━━━ Given data

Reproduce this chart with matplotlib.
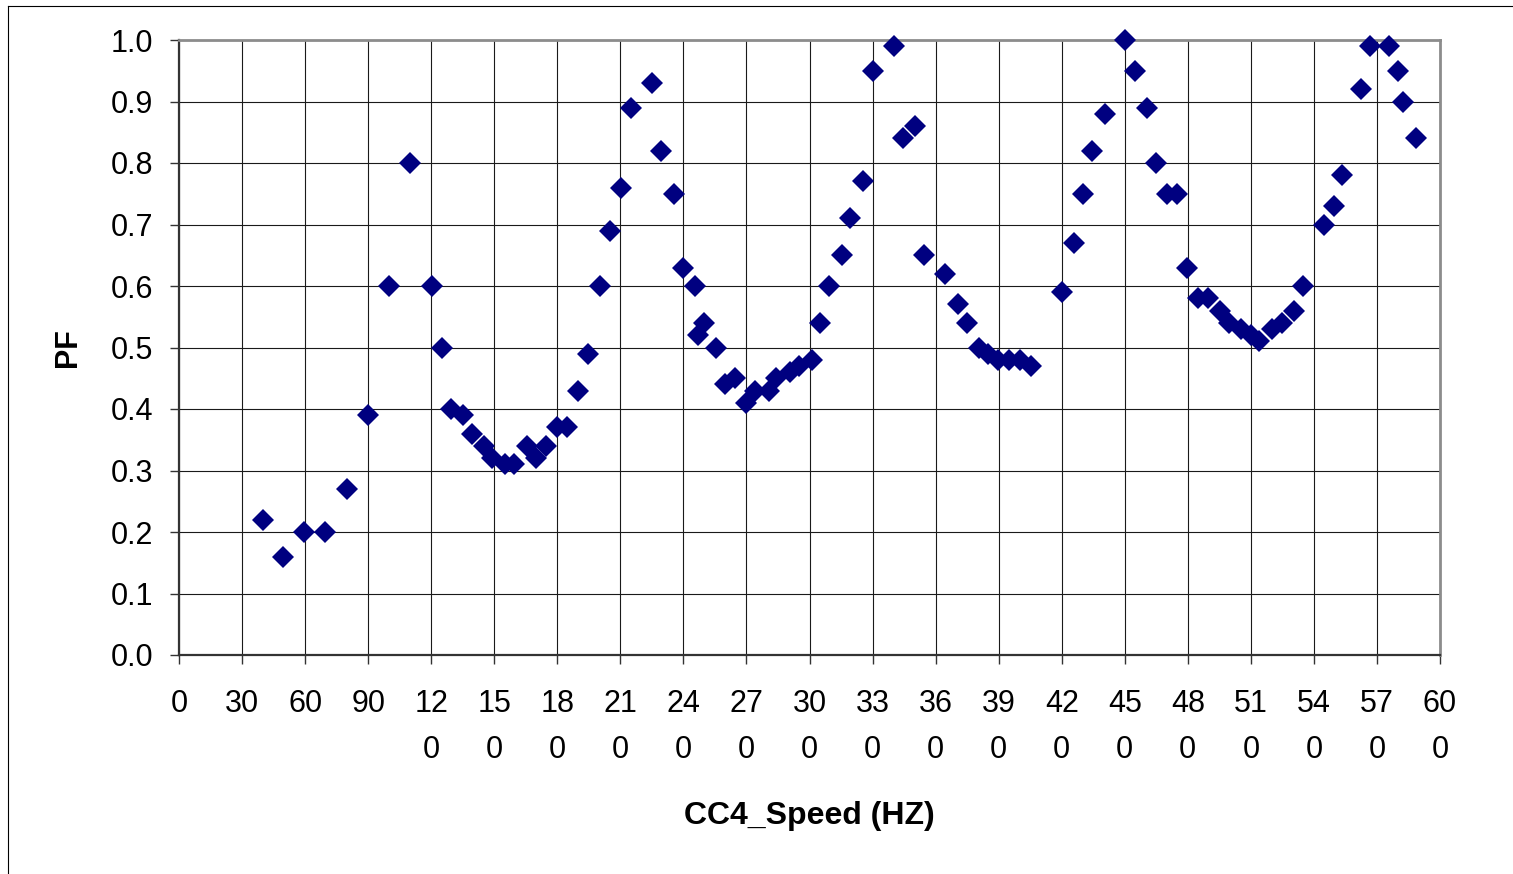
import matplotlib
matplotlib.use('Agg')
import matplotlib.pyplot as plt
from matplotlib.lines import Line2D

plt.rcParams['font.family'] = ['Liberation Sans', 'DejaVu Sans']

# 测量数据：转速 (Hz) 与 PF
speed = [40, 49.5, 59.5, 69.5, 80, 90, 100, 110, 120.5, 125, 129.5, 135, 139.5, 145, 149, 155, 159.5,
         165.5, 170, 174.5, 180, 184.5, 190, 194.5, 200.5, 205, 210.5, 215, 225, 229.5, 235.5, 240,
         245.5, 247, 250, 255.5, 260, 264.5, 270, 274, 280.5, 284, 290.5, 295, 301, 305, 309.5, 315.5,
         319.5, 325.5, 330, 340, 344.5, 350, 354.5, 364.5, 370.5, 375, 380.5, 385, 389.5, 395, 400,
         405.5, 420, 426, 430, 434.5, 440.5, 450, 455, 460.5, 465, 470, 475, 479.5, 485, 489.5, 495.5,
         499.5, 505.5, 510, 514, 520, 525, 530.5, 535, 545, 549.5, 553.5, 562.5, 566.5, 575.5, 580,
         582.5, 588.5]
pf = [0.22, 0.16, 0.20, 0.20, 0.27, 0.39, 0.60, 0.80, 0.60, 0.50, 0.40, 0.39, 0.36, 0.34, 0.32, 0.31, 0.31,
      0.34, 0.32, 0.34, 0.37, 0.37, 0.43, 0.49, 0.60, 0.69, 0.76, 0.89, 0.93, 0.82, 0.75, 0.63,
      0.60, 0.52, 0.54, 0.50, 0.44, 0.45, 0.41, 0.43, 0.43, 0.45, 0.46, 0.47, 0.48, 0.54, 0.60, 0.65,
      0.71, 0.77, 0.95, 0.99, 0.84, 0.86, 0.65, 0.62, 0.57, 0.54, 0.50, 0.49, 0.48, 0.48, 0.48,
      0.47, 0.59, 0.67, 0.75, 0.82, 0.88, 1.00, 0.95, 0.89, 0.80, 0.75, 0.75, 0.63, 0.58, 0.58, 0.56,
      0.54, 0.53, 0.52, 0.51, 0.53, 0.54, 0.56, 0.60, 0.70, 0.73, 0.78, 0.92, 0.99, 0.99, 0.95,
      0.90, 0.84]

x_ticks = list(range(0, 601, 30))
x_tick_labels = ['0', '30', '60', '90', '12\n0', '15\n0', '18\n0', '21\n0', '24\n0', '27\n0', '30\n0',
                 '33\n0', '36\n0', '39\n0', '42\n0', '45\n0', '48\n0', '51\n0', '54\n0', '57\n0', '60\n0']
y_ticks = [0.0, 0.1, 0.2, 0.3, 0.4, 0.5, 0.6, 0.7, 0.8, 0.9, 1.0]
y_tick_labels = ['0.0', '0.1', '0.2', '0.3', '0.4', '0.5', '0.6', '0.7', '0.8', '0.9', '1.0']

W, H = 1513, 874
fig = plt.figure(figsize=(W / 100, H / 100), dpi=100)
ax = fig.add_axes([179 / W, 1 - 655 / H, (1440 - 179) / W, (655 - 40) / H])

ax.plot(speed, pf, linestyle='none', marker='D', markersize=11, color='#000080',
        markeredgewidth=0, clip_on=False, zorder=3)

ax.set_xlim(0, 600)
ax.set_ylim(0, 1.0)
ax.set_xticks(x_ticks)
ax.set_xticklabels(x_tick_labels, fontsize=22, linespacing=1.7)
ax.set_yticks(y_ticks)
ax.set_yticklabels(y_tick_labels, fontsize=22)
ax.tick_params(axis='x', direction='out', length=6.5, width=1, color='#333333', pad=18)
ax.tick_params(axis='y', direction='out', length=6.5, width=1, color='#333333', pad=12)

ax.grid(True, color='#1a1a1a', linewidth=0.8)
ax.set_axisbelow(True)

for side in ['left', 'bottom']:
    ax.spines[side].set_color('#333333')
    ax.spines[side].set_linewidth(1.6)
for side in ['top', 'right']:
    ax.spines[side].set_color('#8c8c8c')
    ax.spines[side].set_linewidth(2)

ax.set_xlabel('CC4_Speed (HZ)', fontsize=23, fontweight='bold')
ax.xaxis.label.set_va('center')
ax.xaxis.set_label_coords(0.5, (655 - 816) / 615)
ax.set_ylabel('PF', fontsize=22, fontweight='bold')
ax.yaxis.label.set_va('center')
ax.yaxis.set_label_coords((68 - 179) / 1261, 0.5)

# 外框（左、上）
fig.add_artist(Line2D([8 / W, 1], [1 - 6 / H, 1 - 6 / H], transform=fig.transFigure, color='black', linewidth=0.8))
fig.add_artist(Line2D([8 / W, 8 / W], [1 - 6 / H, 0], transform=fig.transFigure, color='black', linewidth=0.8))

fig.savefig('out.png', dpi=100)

━━━━━━

# [What to do]
All the material shown above is to be copied exactly, with no pictures carried over.

# [The reply]
Reproduce this chart with matplotlib.
import matplotlib
matplotlib.use('Agg')
import matplotlib.pyplot as plt
from matplotlib.lines import Line2D

plt.rcParams['font.family'] = ['Liberation Sans', 'DejaVu Sans']

# 测量数据：转速 (Hz) 与 PF
speed = [40, 49.5, 59.5, 69.5, 80, 90, 100, 110, 120.5, 125, 129.5, 135, 139.5, 145, 149, 155, 159.5,
         165.5, 170, 174.5, 180, 184.5, 190, 194.5, 200.5, 205, 210.5, 215, 225, 229.5, 235.5, 240,
         245.5, 247, 250, 255.5, 260, 264.5, 270, 274, 280.5, 284, 290.5, 295, 301, 305, 309.5, 315.5,
         319.5, 325.5, 330, 340, 344.5, 350, 354.5, 364.5, 370.5, 375, 380.5, 385, 389.5, 395, 400,
         405.5, 420, 426, 430, 434.5, 440.5, 450, 455, 460.5, 465, 470, 475, 479.5, 485, 489.5, 495.5,
         499.5, 505.5, 510, 514, 520, 525, 530.5, 535, 545, 549.5, 553.5, 562.5, 566.5, 575.5, 580,
         582.5, 588.5]
pf = [0.22, 0.16, 0.20, 0.20, 0.27, 0.39, 0.60, 0.80, 0.60, 0.50, 0.40, 0.39, 0.36, 0.34, 0.32, 0.31, 0.31,
      0.34, 0.32, 0.34, 0.37, 0.37, 0.43, 0.49, 0.60, 0.69, 0.76, 0.89, 0.93, 0.82, 0.75, 0.63,
      0.60, 0.52, 0.54, 0.50, 0.44, 0.45, 0.41, 0.43, 0.43, 0.45, 0.46, 0.47, 0.48, 0.54, 0.60, 0.65,
      0.71, 0.77, 0.95, 0.99, 0.84, 0.86, 0.65, 0.62, 0.57, 0.54, 0.50, 0.49, 0.48, 0.48, 0.48,
      0.47, 0.59, 0.67, 0.75, 0.82, 0.88, 1.00, 0.95, 0.89, 0.80, 0.75, 0.75, 0.63, 0.58, 0.58, 0.56,
      0.54, 0.53, 0.52, 0.51, 0.53, 0.54, 0.56, 0.60, 0.70, 0.73, 0.78, 0.92, 0.99, 0.99, 0.95,
      0.90, 0.84]

x_ticks = list(range(0, 601, 30))
x_tick_labels = ['0', '30', '60', '90', '12\n0', '15\n0', '18\n0', '21\n0', '24\n0', '27\n0', '30\n0',
                 '33\n0', '36\n0', '39\n0', '42\n0', '45\n0', '48\n0', '51\n0', '54\n0', '57\n0', '60\n0']
y_ticks = [0.0, 0.1, 0.2, 0.3, 0.4, 0.5, 0.6, 0.7, 0.8, 0.9, 1.0]
y_tick_labels = ['0.0', '0.1', '0.2', '0.3', '0.4', '0.5', '0.6', '0.7', '0.8', '0.9', '1.0']

W, H = 1513, 874
fig = plt.figure(figsize=(W / 100, H / 100), dpi=100)
ax = fig.add_axes([179 / W, 1 - 655 / H, (1440 - 179) / W, (655 - 40) / H])

ax.plot(speed, pf, linestyle='none', marker='D', markersize=11, color='#000080',
        markeredgewidth=0, clip_on=False, zorder=3)

ax.set_xlim(0, 600)
ax.set_ylim(0, 1.0)
ax.set_xticks(x_ticks)
ax.set_xticklabels(x_tick_labels, fontsize=22, linespacing=1.7)
ax.set_yticks(y_ticks)
ax.set_yticklabels(y_tick_labels, fontsize=22)
ax.tick_params(axis='x', direction='out', length=6.5, width=1, color='#333333', pad=18)
ax.tick_params(axis='y', direction='out', length=6.5, width=1, color='#333333', pad=12)

ax.grid(True, color='#1a1a1a', linewidth=0.8)
ax.set_axisbelow(True)

for side in ['left', 'bottom']:
    ax.spines[side].set_color('#333333')
    ax.spines[side].set_linewidth(1.6)
for side in ['top', 'right']:
    ax.spines[side].set_color('#8c8c8c')
    ax.spines[side].set_linewidth(2)

ax.set_xlabel('CC4_Speed (HZ)', fontsize=23, fontweight='bold')
ax.xaxis.label.set_va('center')
ax.xaxis.set_label_coords(0.5, (655 - 816) / 615)
ax.set_ylabel('PF', fontsize=22, fontweight='bold')
ax.yaxis.label.set_va('center')
ax.yaxis.set_label_coords((68 - 179) / 1261, 0.5)

# 外框（左、上）
fig.add_artist(Line2D([8 / W, 1], [1 - 6 / H, 1 - 6 / H], transform=fig.transFigure, color='black', linewidth=0.8))
fig.add_artist(Line2D([8 / W, 8 / W], [1 - 6 / H, 0], transform=fig.transFigure, color='black', linewidth=0.8))

fig.savefig('out.png', dpi=100)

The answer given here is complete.